Captain Tom Martin eases up to a buoy, idles the engine, and with fluidity born from decades of experience, winches up a lobster trap and manhandles it onto the boat's rail. I'm aboard the Lucky Catch, Martin's 37-foot, Portland, Maine-based lobster boat for an experiential excursion. As we weave through Casco Bay's island-peppered waters, he salts us with lobster lore and trivia, demonstrates the harvesting process and explains the tools.
"Maine lobster is the best," Martin boasts. He swears he can tell the difference between lobsters caught in the Gulf of Maine and from-aways — colloquial Maine speak for nonnatives. "The meat coming from lobsters caught elsewhere is a bit tougher and not quite as sweet tasting," he asserts.
Reaching into the trap, he grabs a lobster and measures its body from the eye socket to the tip of its body shell. If it's too small, splash. If its tail is notched, indicating a breeding female, or is bearing eggs, overboard she goes to replenish the population. He bands the claws of any "keepahs" and tosses them into a crate, refreshes the odiferous bait and slides the trap aside.

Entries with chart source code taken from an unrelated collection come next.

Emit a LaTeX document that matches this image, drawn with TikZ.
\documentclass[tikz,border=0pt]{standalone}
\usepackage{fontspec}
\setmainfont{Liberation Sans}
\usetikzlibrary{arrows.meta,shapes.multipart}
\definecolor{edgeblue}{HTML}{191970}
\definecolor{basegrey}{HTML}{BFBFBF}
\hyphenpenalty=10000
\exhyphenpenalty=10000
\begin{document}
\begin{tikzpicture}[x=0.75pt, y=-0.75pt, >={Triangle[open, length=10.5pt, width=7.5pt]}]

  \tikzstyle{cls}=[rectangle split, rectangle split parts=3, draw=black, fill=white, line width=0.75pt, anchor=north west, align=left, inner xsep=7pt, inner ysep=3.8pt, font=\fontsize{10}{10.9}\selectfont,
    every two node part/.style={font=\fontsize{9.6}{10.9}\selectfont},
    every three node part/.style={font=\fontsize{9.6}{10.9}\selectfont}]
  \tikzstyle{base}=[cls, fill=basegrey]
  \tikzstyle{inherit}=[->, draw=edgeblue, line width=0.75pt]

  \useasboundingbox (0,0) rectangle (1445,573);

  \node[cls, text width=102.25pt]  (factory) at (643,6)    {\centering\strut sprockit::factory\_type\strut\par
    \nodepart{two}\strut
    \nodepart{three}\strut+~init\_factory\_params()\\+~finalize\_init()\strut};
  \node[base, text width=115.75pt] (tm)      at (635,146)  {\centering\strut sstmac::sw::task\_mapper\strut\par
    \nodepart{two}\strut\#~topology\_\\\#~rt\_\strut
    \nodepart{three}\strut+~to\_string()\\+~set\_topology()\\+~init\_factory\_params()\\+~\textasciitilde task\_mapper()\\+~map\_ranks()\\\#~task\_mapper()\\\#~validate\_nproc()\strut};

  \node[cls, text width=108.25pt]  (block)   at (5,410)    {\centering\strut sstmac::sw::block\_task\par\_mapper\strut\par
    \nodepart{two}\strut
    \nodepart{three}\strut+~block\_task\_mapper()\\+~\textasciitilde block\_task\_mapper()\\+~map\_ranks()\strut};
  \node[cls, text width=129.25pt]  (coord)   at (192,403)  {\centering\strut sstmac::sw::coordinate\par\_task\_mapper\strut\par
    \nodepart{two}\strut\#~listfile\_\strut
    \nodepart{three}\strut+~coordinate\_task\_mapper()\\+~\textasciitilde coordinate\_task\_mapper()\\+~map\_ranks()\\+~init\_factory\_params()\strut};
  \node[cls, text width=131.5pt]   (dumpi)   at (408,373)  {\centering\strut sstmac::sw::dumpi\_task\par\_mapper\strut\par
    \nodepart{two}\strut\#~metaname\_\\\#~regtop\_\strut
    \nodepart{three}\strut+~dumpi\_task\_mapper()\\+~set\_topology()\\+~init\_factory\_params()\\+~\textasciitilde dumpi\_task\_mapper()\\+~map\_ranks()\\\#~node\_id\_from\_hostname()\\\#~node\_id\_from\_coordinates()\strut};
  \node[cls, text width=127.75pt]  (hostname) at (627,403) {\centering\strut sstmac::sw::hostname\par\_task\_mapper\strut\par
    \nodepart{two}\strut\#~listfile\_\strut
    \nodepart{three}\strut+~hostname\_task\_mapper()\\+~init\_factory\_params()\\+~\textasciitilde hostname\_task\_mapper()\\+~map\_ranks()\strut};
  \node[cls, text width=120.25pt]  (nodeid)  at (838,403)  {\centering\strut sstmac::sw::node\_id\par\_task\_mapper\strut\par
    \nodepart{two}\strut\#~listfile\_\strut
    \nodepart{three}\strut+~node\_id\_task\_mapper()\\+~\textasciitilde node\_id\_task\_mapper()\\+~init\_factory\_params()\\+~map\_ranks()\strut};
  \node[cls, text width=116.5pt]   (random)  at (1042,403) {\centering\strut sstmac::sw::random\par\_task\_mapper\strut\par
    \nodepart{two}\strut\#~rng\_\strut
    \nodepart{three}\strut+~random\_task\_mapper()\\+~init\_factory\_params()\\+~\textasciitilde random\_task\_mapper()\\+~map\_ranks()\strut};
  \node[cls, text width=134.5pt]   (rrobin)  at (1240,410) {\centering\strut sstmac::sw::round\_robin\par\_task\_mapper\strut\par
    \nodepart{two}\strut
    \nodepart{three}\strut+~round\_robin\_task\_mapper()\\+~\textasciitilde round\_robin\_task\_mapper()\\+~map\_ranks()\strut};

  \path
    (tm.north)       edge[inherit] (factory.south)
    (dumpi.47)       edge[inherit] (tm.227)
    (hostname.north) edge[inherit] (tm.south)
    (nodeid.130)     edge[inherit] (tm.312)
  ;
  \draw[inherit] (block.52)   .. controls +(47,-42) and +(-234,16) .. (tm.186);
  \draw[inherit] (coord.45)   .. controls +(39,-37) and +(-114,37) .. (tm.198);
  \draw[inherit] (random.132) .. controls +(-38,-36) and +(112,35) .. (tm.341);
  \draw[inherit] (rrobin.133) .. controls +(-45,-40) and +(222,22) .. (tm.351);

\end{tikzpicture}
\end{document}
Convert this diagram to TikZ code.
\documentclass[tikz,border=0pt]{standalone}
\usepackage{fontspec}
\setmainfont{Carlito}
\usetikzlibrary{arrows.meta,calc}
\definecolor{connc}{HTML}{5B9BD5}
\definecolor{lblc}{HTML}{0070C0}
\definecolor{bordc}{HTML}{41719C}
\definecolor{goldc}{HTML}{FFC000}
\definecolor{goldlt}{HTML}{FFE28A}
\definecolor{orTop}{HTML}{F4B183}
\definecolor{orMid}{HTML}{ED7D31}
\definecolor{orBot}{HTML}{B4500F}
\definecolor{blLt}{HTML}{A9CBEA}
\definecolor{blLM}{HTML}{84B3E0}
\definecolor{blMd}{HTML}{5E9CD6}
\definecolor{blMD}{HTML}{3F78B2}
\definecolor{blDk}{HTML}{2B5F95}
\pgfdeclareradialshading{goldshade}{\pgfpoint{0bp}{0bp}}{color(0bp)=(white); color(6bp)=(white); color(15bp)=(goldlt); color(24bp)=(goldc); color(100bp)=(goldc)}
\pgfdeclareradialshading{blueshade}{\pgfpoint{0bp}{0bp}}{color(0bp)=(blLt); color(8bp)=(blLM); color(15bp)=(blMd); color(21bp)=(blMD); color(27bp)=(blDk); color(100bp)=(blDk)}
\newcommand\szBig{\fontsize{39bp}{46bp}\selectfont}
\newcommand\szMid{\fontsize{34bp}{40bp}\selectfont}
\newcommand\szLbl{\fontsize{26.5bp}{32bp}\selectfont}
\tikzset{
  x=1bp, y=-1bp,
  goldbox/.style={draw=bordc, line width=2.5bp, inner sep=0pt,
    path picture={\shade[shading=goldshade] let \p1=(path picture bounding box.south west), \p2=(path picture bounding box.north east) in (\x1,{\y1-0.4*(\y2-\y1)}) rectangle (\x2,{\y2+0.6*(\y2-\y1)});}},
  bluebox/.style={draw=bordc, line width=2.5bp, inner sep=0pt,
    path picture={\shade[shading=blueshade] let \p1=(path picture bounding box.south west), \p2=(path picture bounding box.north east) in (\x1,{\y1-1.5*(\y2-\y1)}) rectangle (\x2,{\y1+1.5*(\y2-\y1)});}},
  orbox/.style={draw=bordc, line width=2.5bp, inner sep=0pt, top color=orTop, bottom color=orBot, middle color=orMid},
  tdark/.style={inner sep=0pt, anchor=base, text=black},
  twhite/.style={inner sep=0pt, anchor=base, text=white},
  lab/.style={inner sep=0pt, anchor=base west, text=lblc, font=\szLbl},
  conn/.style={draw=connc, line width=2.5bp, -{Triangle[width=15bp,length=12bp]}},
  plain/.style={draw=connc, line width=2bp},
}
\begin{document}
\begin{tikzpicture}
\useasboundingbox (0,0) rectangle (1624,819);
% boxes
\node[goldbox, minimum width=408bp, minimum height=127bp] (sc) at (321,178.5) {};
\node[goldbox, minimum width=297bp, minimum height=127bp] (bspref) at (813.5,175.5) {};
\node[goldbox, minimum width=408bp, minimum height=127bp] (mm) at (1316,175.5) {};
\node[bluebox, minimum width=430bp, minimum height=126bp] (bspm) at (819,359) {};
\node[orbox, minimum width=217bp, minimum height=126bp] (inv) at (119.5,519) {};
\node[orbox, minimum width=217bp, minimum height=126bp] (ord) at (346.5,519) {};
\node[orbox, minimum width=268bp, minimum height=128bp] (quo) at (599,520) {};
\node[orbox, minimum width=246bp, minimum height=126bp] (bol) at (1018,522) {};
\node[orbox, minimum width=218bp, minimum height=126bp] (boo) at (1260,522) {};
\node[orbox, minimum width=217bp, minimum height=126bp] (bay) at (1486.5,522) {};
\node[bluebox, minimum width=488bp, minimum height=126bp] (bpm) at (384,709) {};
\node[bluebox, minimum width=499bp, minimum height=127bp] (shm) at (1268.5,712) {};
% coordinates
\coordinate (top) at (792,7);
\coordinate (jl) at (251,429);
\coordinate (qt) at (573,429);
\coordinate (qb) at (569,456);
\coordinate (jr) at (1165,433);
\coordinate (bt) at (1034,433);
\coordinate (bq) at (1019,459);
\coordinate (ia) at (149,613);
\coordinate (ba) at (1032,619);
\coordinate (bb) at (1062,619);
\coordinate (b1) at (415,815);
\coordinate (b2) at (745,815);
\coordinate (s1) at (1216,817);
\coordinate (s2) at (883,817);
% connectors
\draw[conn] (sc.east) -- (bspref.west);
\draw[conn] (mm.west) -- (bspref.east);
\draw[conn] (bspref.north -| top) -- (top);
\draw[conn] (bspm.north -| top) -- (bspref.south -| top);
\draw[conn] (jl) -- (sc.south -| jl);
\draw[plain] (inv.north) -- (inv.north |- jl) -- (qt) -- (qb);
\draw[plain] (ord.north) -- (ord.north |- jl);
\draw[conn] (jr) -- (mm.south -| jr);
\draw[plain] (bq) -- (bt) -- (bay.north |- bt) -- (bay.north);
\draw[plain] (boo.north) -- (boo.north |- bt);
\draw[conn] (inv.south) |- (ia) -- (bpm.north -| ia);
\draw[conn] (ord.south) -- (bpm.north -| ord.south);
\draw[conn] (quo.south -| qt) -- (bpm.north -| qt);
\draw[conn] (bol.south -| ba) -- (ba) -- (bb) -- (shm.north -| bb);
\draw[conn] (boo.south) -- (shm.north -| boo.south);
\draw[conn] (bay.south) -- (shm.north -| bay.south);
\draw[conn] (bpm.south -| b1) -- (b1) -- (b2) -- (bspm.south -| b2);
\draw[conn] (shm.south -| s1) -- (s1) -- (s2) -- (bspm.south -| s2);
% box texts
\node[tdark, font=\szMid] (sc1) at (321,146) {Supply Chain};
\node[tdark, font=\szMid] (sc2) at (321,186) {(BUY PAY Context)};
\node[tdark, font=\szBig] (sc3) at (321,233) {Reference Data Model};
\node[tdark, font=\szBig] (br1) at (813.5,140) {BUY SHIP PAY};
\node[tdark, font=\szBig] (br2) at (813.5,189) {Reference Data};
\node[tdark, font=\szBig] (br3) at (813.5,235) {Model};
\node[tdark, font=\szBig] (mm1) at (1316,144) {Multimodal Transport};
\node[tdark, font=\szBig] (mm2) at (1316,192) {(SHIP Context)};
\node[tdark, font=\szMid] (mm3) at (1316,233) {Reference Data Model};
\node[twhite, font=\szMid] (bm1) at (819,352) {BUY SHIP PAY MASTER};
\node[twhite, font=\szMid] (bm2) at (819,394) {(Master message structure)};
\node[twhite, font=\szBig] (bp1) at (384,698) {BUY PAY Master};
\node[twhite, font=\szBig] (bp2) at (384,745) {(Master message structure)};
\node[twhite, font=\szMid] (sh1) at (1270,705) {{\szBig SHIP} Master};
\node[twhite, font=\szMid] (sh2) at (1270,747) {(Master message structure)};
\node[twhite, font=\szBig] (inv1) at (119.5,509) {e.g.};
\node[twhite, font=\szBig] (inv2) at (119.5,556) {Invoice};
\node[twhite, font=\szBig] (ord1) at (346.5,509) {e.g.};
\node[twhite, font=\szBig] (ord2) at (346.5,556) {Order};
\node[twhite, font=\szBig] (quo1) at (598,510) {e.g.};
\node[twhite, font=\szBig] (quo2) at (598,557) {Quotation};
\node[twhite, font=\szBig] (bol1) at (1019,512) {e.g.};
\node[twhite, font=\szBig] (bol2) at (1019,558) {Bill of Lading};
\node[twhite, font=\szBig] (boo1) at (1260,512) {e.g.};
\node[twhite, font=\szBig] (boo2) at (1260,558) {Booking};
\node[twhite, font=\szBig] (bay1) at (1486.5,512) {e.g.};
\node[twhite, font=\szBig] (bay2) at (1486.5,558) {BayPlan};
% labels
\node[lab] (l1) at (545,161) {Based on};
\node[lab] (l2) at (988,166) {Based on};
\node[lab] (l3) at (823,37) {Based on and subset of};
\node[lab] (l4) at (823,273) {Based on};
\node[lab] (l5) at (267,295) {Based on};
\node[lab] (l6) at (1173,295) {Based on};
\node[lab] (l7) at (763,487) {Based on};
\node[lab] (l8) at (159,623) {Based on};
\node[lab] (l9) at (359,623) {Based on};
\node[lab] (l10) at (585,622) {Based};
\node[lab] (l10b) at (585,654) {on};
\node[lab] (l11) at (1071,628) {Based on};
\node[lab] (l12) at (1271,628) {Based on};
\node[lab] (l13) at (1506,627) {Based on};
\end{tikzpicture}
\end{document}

Hauling the next one on the string, he invites us to don oilcloths and help empty, bait and reset it. Passengers can purchase any lobsters caught at boat price. "You can get them cooked locally," Martin offers. I decline, unwilling to sandwich another lobster into my gluttony plan.
With the ocean out front and organic farms out back, it's no wonder chefs — and foodies like myself — are drawn here. And the truth is, I'm still full from lunch at Duckfat, a tight cafe where I squeezed in and indulged in James Beard Award-winning chef Rob Evans' crispy Belgian fries — fried in duck fat, of course — complemented by a sinful, house-made Tahitian vanilla bean shake.
But my appetite is back in full force for my late reservations at Fore Street, the culinary brainchild of another James Beard Award winner. Sam Hayward, who became Maine's first chef to take home the top honors in 2004, helped put Portland's restaurant scene on the map with his focus on locavore dining.
I'm still dreaming about Hayward's wood-roasted mussels and lobster the next morning when I make a pilgrimage to Holy Donut. Creative flavors turn the humble, cake-style doughnuts made with mashed Maine potatoes into a near-religious experience. I devour a sea salt and dark chocolate one and, in a moment of weakness, snag a cheddar-and-bacon fritter as I head out the door to graze my way through the compact city, padding between must-see sights and must-eat venues.
For lunch, I slip into Slab for a slice of Stephen Lanzalotta's chewy, light-as-air, pillow-bread Sicilian pizza. It fuels my march to the Portland Observatory, the only extant marine signal tower in the United States. I climb 103 steps to the orb deck to drink in the views, later rewarding myself for the effort with oysters-on-the-half shell at Eventide Oyster Co.
As an eye-candy sunset cedes to smoky evening blues, I savor a stroll along the shore-hugging Eastern Promenade Trail before docking at the wharf-top Portland Lobster Co. for a chowder-steamers-lobster feast. Afterward, I linger on the waterfront, listening to a choral lullaby of boats to-ing and fro-ing, masts pinging and a distant foghorn's soulful moan.